# Gandalf pipe



## Molokai (Jul 28, 2014)

Two years ago i helped one guy to dig up some briar roots. I was kind of reluctant because i discovered the site and it took me awhile to do that. Guy sounded like a good fellow on the phone so i decided to show him and he promised me some boiled briar root in return and a pipe from the same wood. I didnt pay much attention because i am not a pipe smoker and people say lots of things. Wood i got a year ago and today i got a package. I was surprised like a small baby, you know, like all you when you get wood packages.
Inside was a gandalf pipe, made from briar root and steam made from unknown wood, i still need to find which and last white part is antler. Steam can be detached and filter goes inside. Also he put three kind of tobacco and cleaning kit. Good deeds.....
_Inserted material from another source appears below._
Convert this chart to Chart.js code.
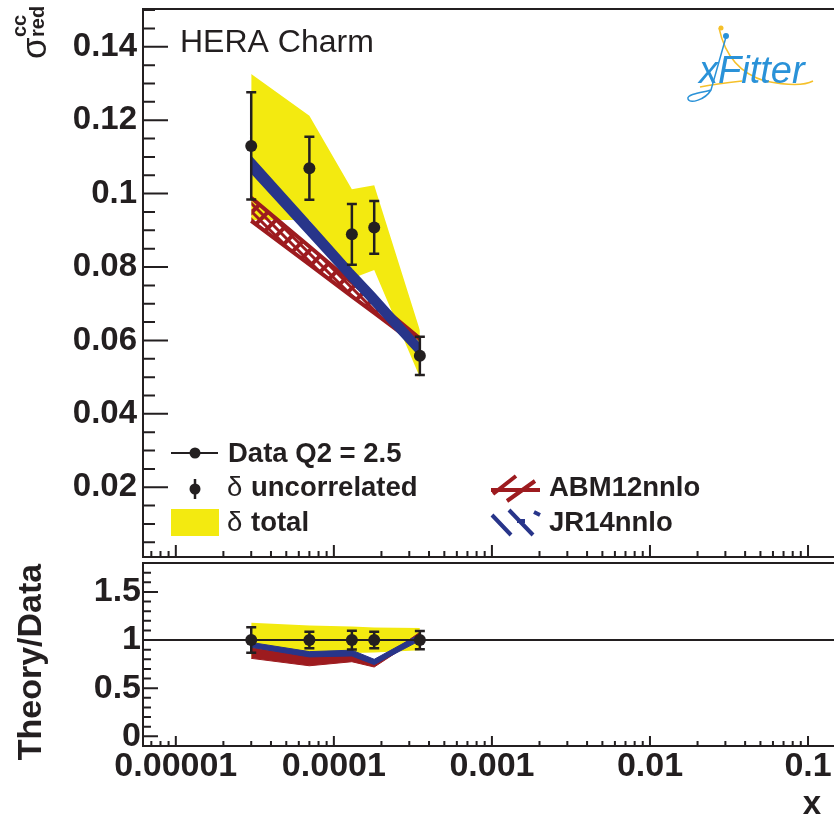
<!DOCTYPE html>
<html>
<head>
<meta charset="utf-8">
<script src="https://cdn.jsdelivr.net/npm/chart.js@4.4.1/dist/chart.umd.min.js"></script>
<style>
html, body { margin: 0; background: #fff; overflow: hidden; }
#wrap { position: relative; width: 834px; height: 816px; overflow: hidden; }
canvas { position: absolute; left: 0; }
</style>
</head>
<body>
<div id="wrap">
  <canvas id="topChart" width="834" height="560" style="top:0px;width:834px;height:560px"></canvas>
  <canvas id="ratioChart" width="834" height="260" style="top:556px;width:834px;height:260px"></canvas>
</div>
<script>
// HERA charm, Q2 = 2.5
var xVals       = [3e-5, 7e-5, 1.3e-4, 1.8e-4, 3.5e-4];
var sigmaData   = [0.1130, 0.1069, 0.0889, 0.0908, 0.0558];
var sigmaErrUnc = [0.0146, 0.0086, 0.0083, 0.0072, 0.0052];
var totalUp     = [0.1326, 0.1212, 0.1012, 0.1023, 0.0628];
var totalLo     = [0.0928, 0.0928, 0.0769, 0.0792, 0.0500];
var abmUp       = [0.0989, 0.0856, 0.0758, 0.0709, 0.0605];
var abmLo       = [0.0926, 0.0807, 0.0720, 0.0675, 0.0582];
var jrUp        = [0.1099, 0.0923, 0.0793, 0.0728, 0.0589];
var jrLo        = [0.1058, 0.0885, 0.0758, 0.0693, 0.0558];

// theory / data panel
var ratioData   = [1, 1, 1, 1, 1];
var ratioErr    = [0.132, 0.085, 0.097, 0.085, 0.095];
var ratioTotUp  = [1.18, 1.15, 1.14, 1.13, 1.125];
var ratioTotLo  = [0.82, 0.867, 0.865, 0.872, 0.895];
var ratioAbmUp  = [0.92, 0.83, 0.84, 0.75, 1.08];
var ratioAbmLo  = [0.81, 0.733, 0.775, 0.72, 1.03];
var ratioJrUp   = [0.975, 0.88, 0.895, 0.80, 1.06];
var ratioJrLo   = [0.925, 0.825, 0.835, 0.745, 0.995];

var yTicksTop   = [0.02, 0.04, 0.06, 0.08, 0.1, 0.12, 0.14];
var yTicksRatio = [0, 0.5, 1, 1.5];
var xTickLabels = [1e-5, 1e-4, 1e-3, 1e-2, 1e-1];

var ink = '#231f20';
var yellow = '#f3ea10';
var red = '#9d1b1f';
var blue = '#28358a';
var FONT = 'Liberation Sans';

function pts(arr){
    return xVals.map(function(x, i){ return {x: x, y: arr[i]}; });
}

// ROOT-like hatch: dense "\" stripes crossed by "/" bars
function hatch(){
    var c = document.createElement('canvas');
    c.width = 16; c.height = 16;
    var g = c.getContext('2d');
    g.strokeStyle = red;
    g.lineCap = 'square';
    g.lineWidth = 3;
    g.beginPath();
    for (var k = -2; k <= 2; k++){
        g.moveTo(k * 8 - 4, -4); g.lineTo(k * 8 + 20, 20);
    }
    g.stroke();
    g.lineWidth = 4;
    g.beginPath();
    g.moveTo(-4, 20); g.lineTo(20, -4);
    g.moveTo(-4, 4); g.lineTo(4, -4);
    g.moveTo(12, 20); g.lineTo(20, 12);
    g.stroke();
    return g.createPattern(c, 'repeat');
}

function fixSize(size, vertical){
    return function(s){
        if (vertical) s.width = size; else s.height = size;
        s.paddingTop = 0; s.paddingBottom = 0; s.paddingLeft = 0; s.paddingRight = 0;
    };
}

function band(label, up, lo, fillStyle, line, lw, order){
    return [
        {label: label, data: pts(up), fill: '+1', backgroundColor: fillStyle, borderColor: line, borderWidth: lw,
         pointRadius: 0, tension: 0, order: order},
        {label: label + ' lo', data: pts(lo), fill: false, borderColor: line, borderWidth: lw,
         pointRadius: 0, tension: 0, order: order}
    ];
}

// inward ticks + frame (left, top, bottom; the right edge lies outside the picture)
function drawFrame(chart, o){
    var ctx = chart.ctx, a = chart.chartArea, xs = chart.scales.x, ys = chart.scales.y;
    ctx.save();
    ctx.strokeStyle = ink;
    ctx.lineWidth = 2;
    ctx.beginPath();
    ctx.moveTo(a.right + 2, a.top); ctx.lineTo(a.left, a.top);
    ctx.lineTo(a.left, a.bottom); ctx.lineTo(a.right + 2, a.bottom);
    ctx.stroke();
    ctx.beginPath();
    for (var k = Math.ceil(ys.min / o.yMinor - 1e-6); k * o.yMinor <= ys.max + 1e-9; k++){
        var v = k * o.yMinor;
        var major = Math.abs(v / o.yMajor - Math.round(v / o.yMajor)) < 1e-6;
        var py = ys.getPixelForValue(v);
        ctx.moveTo(a.left, py);
        ctx.lineTo(a.left + (major ? o.yMajLen : o.yMinLen), py);
    }
    for (var d = -6; d <= 0; d++){
        for (var m = 1; m <= 9; m++){
            var xv = m * Math.pow(10, d);
            if (xv < xs.min || xv > xs.max) continue;
            var px = xs.getPixelForValue(xv);
            ctx.moveTo(px, a.bottom);
            ctx.lineTo(px, a.bottom - (m === 1 ? o.xMajLen : o.xMinLen));
        }
    }
    ctx.stroke();
    ctx.restore();
}

function drawErrors(chart, vals, errs){
    var ctx = chart.ctx, xs = chart.scales.x, ys = chart.scales.y;
    ctx.save();
    ctx.strokeStyle = ink;
    ctx.lineWidth = 2.5;
    ctx.beginPath();
    for (var i = 0; i < xVals.length; i++){
        var px = xs.getPixelForValue(xVals[i]);
        var y1 = ys.getPixelForValue(vals[i] + errs[i]);
        var y2 = ys.getPixelForValue(vals[i] - errs[i]);
        ctx.moveTo(px, y1); ctx.lineTo(px, y2);
        ctx.moveTo(px - 5, y1); ctx.lineTo(px + 5, y1);
        ctx.moveTo(px - 5, y2); ctx.lineTo(px + 5, y2);
    }
    ctx.stroke();
    ctx.restore();
}

function rotText(ctx, txt, x, y, font, align){
    ctx.save();
    ctx.translate(x, y);
    ctx.rotate(-Math.PI / 2);
    ctx.font = font;
    ctx.textAlign = align || 'left';
    ctx.textBaseline = 'alphabetic';
    ctx.fillText(txt, 0, 0);
    ctx.restore();
}

var topPlugin = {
    id: 'topDeco',
    beforeDatasetDraw: function(chart, args){
        if (args.index === 6) drawErrors(chart, sigmaData, sigmaErrUnc);
    },
    afterDraw: function(chart){
        var ctx = chart.ctx;
        drawFrame(chart, {yMinor: 0.005, yMajor: 0.02, yMajLen: 25, yMinLen: 12, xMajLen: 12, xMinLen: 6});
        ctx.save();
        ctx.fillStyle = ink;
        ctx.strokeStyle = ink;
        ctx.textBaseline = 'alphabetic';
        // title text
        ctx.font = '32px ' + FONT;
        ctx.fillText('HERA Charm', 180, 52);

        // y title
        rotText(ctx, 'σ', 46, 59, '35px ' + FONT);
        rotText(ctx, 'cc', 26, 37, 'bold 20px ' + FONT);
        rotText(ctx, 'red', 44, 37, 'bold 20px ' + FONT);

        // legend
        ctx.lineWidth = 2;
        ctx.beginPath(); ctx.moveTo(171, 453); ctx.lineTo(218, 453); ctx.stroke();
        ctx.beginPath(); ctx.arc(195, 453, 5.5, 0, Math.PI * 2); ctx.fill();
        ctx.lineWidth = 2.5;
        ctx.beginPath(); ctx.moveTo(195, 479); ctx.lineTo(195, 499); ctx.stroke();
        ctx.beginPath(); ctx.arc(195, 489, 5.5, 0, Math.PI * 2); ctx.fill();
        ctx.fillStyle = yellow;
        ctx.fillRect(171, 509, 48, 27);
        ctx.fillStyle = ink;
        ctx.font = 'bold 27.5px ' + FONT;
        ctx.fillText('Data Q2 = 2.5', 228, 462);
        ctx.font = '27.5px ' + FONT;
        ctx.fillText('δ', 227, 496);
        ctx.fillText('δ', 227, 531);
        ctx.font = 'bold 27.5px ' + FONT;
        ctx.fillText('uncorrelated', 251, 496);
        ctx.fillText('total', 251, 531);
        ctx.fillText('ABM12nnlo', 549, 496);
        ctx.fillText('JR14nnlo', 549, 531);

        ctx.lineWidth = 4;
        ctx.strokeStyle = red;
        ctx.beginPath();
        ctx.moveTo(491, 490); ctx.lineTo(540, 490);
        ctx.moveTo(493, 494); ctx.lineTo(516, 476);
        ctx.moveTo(507, 501); ctx.lineTo(535, 481);
        ctx.stroke();
        ctx.strokeStyle = blue;
        ctx.beginPath();
        ctx.moveTo(492, 515); ctx.lineTo(511, 535);
        ctx.moveTo(509, 510); ctx.lineTo(533, 535);
        ctx.moveTo(517, 521); ctx.lineTo(525, 521);
        ctx.moveTo(534, 512); ctx.lineTo(540, 515);
        ctx.stroke();

        // xFitter logo
        ctx.lineWidth = 1.5;
        ctx.strokeStyle = '#f5c02a';
        ctx.beginPath();
        ctx.moveTo(719, 28);
        ctx.quadraticCurveTo(728, 70, 765, 81);
        ctx.quadraticCurveTo(800, 88, 813, 81);
        ctx.moveTo(742, 81); ctx.quadraticCurveTo(715, 84, 700, 87);
        ctx.stroke();
        ctx.fillStyle = '#f5c02a';
        ctx.beginPath(); ctx.arc(721, 28, 2.5, 0, Math.PI * 2); ctx.fill();
        ctx.strokeStyle = '#2a92d8';
        ctx.beginPath();
        ctx.moveTo(726, 37); ctx.lineTo(711, 90);
        ctx.bezierCurveTo(705, 100, 690, 104, 688, 99);
        ctx.bezierCurveTo(686, 94, 705, 92, 711, 90);
        ctx.stroke();
        ctx.fillStyle = '#2a92d8';
        ctx.beginPath(); ctx.arc(726, 36, 3, 0, Math.PI * 2); ctx.fill();
        ctx.font = 'italic 38px ' + FONT;
        ctx.fillText('xFitter', 699, 83);
        ctx.restore();
    }
};

var ratioPlugin = {
    id: 'ratioDeco',
    beforeDatasetDraw: function(chart, args){
        if (args.index !== 6) return;
        var ctx = chart.ctx, a = chart.chartArea, py = chart.scales.y.getPixelForValue(1);
        ctx.save();
        ctx.strokeStyle = ink;
        ctx.lineWidth = 2;
        ctx.beginPath(); ctx.moveTo(a.left, py); ctx.lineTo(a.right, py); ctx.stroke();
        ctx.restore();
        drawErrors(chart, ratioData, ratioErr);
    },
    afterDraw: function(chart){
        var ctx = chart.ctx;
        drawFrame(chart, {yMinor: 0.1, yMajor: 0.5, yMajLen: 15, yMinLen: 8, xMajLen: 10, xMinLen: 5});
        ctx.save();
        ctx.fillStyle = ink;
        rotText(ctx, 'Theory/Data', 41, 106, 'bold 34px ' + FONT, 'center');
        ctx.font = 'bold 33px ' + FONT;
        ctx.textAlign = 'center';
        ctx.fillText('x', 812, 258);
        ctx.restore();
    }
};

var tickFont = function(size){ return {family: FONT, size: size, weight: 'bold'}; };

new Chart(document.getElementById('topChart'), {
    type: 'line',
    data: {
        datasets: [].concat(
            band('δ total', totalUp, totalLo, yellow, 'rgba(0,0,0,0)', 0, 6),
            band('ABM12nnlo', abmUp, abmLo, hatch(), red, 4, 4),
            band('JR14nnlo', jrUp, jrLo, blue, blue, 2, 2),
            [{label: 'Data Q2 = 2.5', data: pts(sigmaData), showLine: false, pointRadius: 6,
              pointBackgroundColor: ink, pointBorderWidth: 0, order: 0}]
        )
    },
    options: {
        responsive: false,
        animation: false,
        events: [],
        layout: {autoPadding: false, padding: {top: 9, left: 0, right: 0, bottom: 0}},
        plugins: {legend: {display: false}, tooltip: {enabled: false}},
        scales: {
            x: {
                type: 'logarithmic', min: 6.2e-6, max: 0.146,
                grid: {display: false, drawTicks: false, tickLength: 0},
                border: {display: false},
                ticks: {display: false},
                afterFit: fixSize(3, false)
            },
            y: {
                min: 0.001, max: 0.1503,
                grid: {display: false, drawTicks: false, tickLength: 0},
                border: {display: false},
                ticks: {font: tickFont(33), color: ink, padding: 6,
                        callback: function(v){ return String(Number(v.toFixed(3))); }},
                afterBuildTicks: function(s){ s.ticks = yTicksTop.map(function(v){ return {value: v}; }); },
                afterFit: fixSize(143, true)
            }
        }
    },
    plugins: [topPlugin]
});

new Chart(document.getElementById('ratioChart'), {
    type: 'line',
    data: {
        datasets: [].concat(
            band('δ total', ratioTotUp, ratioTotLo, yellow, 'rgba(0,0,0,0)', 0, 6),
            band('ABM12nnlo', ratioAbmUp, ratioAbmLo, red, red, 1, 4),
            band('JR14nnlo', ratioJrUp, ratioJrLo, blue, blue, 1, 2),
            [{label: 'Data', data: pts(ratioData), showLine: false, pointRadius: 6,
              pointBackgroundColor: ink, pointBorderWidth: 0, order: 0}]
        )
    },
    options: {
        responsive: false,
        animation: false,
        events: [],
        layout: {autoPadding: false, padding: {top: 7, left: 0, right: 0, bottom: 0}},
        plugins: {legend: {display: false}, tooltip: {enabled: false}},
        scales: {
            x: {
                type: 'logarithmic', min: 6.2e-6, max: 0.146,
                grid: {display: false, drawTicks: false, tickLength: 0},
                border: {display: false},
                ticks: {font: tickFont(34), color: ink, padding: 0, autoSkip: false, maxRotation: 0,
                        callback: function(v){ return String(v); }},
                afterBuildTicks: function(s){ s.ticks = xTickLabels.map(function(v){ return {value: v}; }); },
                afterFit: fixSize(70, false)
            },
            y: {
                min: -0.1, max: 1.8,
                grid: {display: false, drawTicks: false, tickLength: 0},
                border: {display: false},
                ticks: {font: tickFont(34), color: ink, padding: 2,
                        callback: function(v){ return String(v); }},
                afterBuildTicks: function(s){ s.ticks = yTicksRatio.map(function(v){ return {value: v}; }); },
                afterFit: fixSize(143, true)
            }
        }
    },
    plugins: [ratioPlugin]
});
</script>
</body>
</html>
Reactions: Like 7 | EyeCandy! 2 | Way Cool 14


----------



## eaglea1 (Jul 29, 2014)

That is awesome Tomislav, I love pipes like that, very nice! :cool2:

Reactions: Thank You! 1


----------



## NYWoodturner (Jul 29, 2014)

We need a picture of you sporting this pipe Tom!
I bet it took some time, patience and skill to hollow that stem... Thats a really nice pipe

Reactions: Like 2 | Agree 1


----------



## NYWoodturner (Jul 29, 2014)

P.S. - Let us know how the Sunday fantasy is!

Reactions: Agree 1 | Funny 1


----------



## Molokai (Jul 29, 2014)

NYWoodturner said:


> P.S. - Let us know how the Sunday fantasy is!


Will try it on sunday! For now wife said that tobbaco cannot be in the house because it smells too strong even through plastic bag.


----------



## Foot Patrol (Jul 30, 2014)

When you smoke the Sunday Fantasy watch out for goblins and wargs. They can sneak up on you.

Reactions: Funny 2


----------



## eaglea1 (Jul 30, 2014)

I just finished looking at your facebook pages and was very impressed with your excellent knife making skills !
Anyone here that's into knifes, check out his, fantastic. 
I liked the olive wood that you cut into back in about April.

Reactions: Thank You! 1


----------



## El Guapo (Jul 30, 2014)

That's fantastic! I am an avid pipe smoker. That should be a very cool (temperature) smoke with such a long stem. One of the most important parts of a good smoke is getting the tobacco packed just right... don't cram it in there, but it should be pretty firm. Once you get that down, you'll be a pipe smoker forever! That is a really, really beautiful pipe, Tomislav!

Reactions: Thank You! 1


----------



## Kevin (Dec 6, 2014)

That's an awesome pipe Tom. Somehow I missed this. Ran across it searching for another thread. So did you ever light this thing up? I guess not because your wife obviously has not kiled you yet. :-)


----------



## Molokai (Dec 6, 2014)

Kevin said:


> That's an awesome pipe Tom. Somehow I missed this. Ran across it searching for another thread. So did you ever light this thing up? I guess not because your wife obviously has not kiled you yet. :-)


tried it, but its not for me.

Reactions: Like 1


----------